SANTIAGO – Protests in Chile reached unprecedented levels on Friday when around 1.2 million people gathered for a historic demonstration in the country’s capital to demand the resignation of President Sebastian Piñera and denounce his right-wing government’s austerity policies.
After a week of demonstrations, the capital’s Plaza Italia square was overflowing as thousands more stood on neighboring streets in the largest protest in Chile since the 1990 fall of dictator Augusto Pinochet.
The demonstration was set to start at 5:00 pm, and within an hour, the crowd had swelled to more than 1 million, according to the municipal government.
Even the two Copa America titles that Chile won in 2015 and 2016 failed to bring together so many people in the iconic square, where on Friday Chileans arrived from the most distant parts of the city in large numbers.
The most emotive moment of demonstration was when a giant national flag was unfurled, along with a banner reading “Chile desperto” (Chile woke up), while another huge banner at a nearby building in the square said “For the dignity of our people, to the street without fear.”
The protest was peaceful for hours until riot police launched tear gas and the crowd dispersed with most going home before curfew set in.
Some hooded men set fire to the entrances of the Baquedano station of the Santiago Metro, where the National Institute of Human Rights had reported an alleged torture center in the preceding days.
Another group looted a nearby supermarket, the latest in the more than 330 supermarkets that have been looted and burned since Friday last week.
From the Palacio de La Moneda, the seat of the Chilean government, Piñera followed up on Friday’s events, and took to social media while ignoring calls for his resignation.
“The massive, joyful and peaceful march today, where Chileans ask for a more just and supportive Chile, opens great paths for the future and hope,” the president posted on Twitter.
“We’ve all heard the message. We’ve all changed. With unity and help from God, we will walk that path for a Chile that is better for all,” he added.
The widespread unrest began last Friday with a student protest in Santiago over a since-canceled subway fare hike and evolved with Chileans expressing their anger over low pensions and salaries and the high price of electricity, gas, university education and health care.
The government declared a state of emergency, imposing curfews in several cities and put the military in charge of public order.
On top of protesters’ demands is now outrage against the government for repression and excesses allegedly committed by law enforcement against the population over the past week.
So far, the ongoing protests have left at least 19 dead, six of them foreigners and five allegedly at the hands of security forces. The number of people wounded is at least 600 and the number of detainees exceed 6,000, according to the public prosecutor’s office.
During the eight days of protests, losses from the disturbances have amounted to $1.4 billion, according to the Santiago Chamber of Commerce, of which $900 million were from destruction and looting of 25,000 commercial premises, and another $500 million from lost profits.
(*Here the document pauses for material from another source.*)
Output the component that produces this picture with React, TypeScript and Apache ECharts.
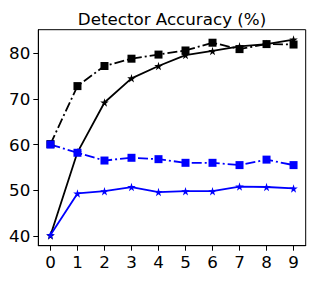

Meanwhile, the United Nations began preparing an inspection mission into the actions of Chilean security forces during the protests, at the request of former Chilean president Michelle Bachelet, who is currently UN high commissioner for human rights.
Chile’s Congress, located in the central port city of Valparaiso, was also evacuated earlier Friday after demonstrators caused disturbances in the vicinity of the building.
The speaker of the lower house, Ivan Flores, ordered the suspension of the legislative session after a group of protesters gathered outside the front of the building and unsuccessfully tried to force their way past members of the Carabineros, Chile’s militarized national police.
Legislators were debating some of the measures Piñera has announced in a thus far fruitless attempt to appease the protesters.
In unveiling a battery of measures on Tuesday night, from pension hikes to the scrapping of a planned electricity price hike, the head of state apologized to the nation for a “lack of vision.”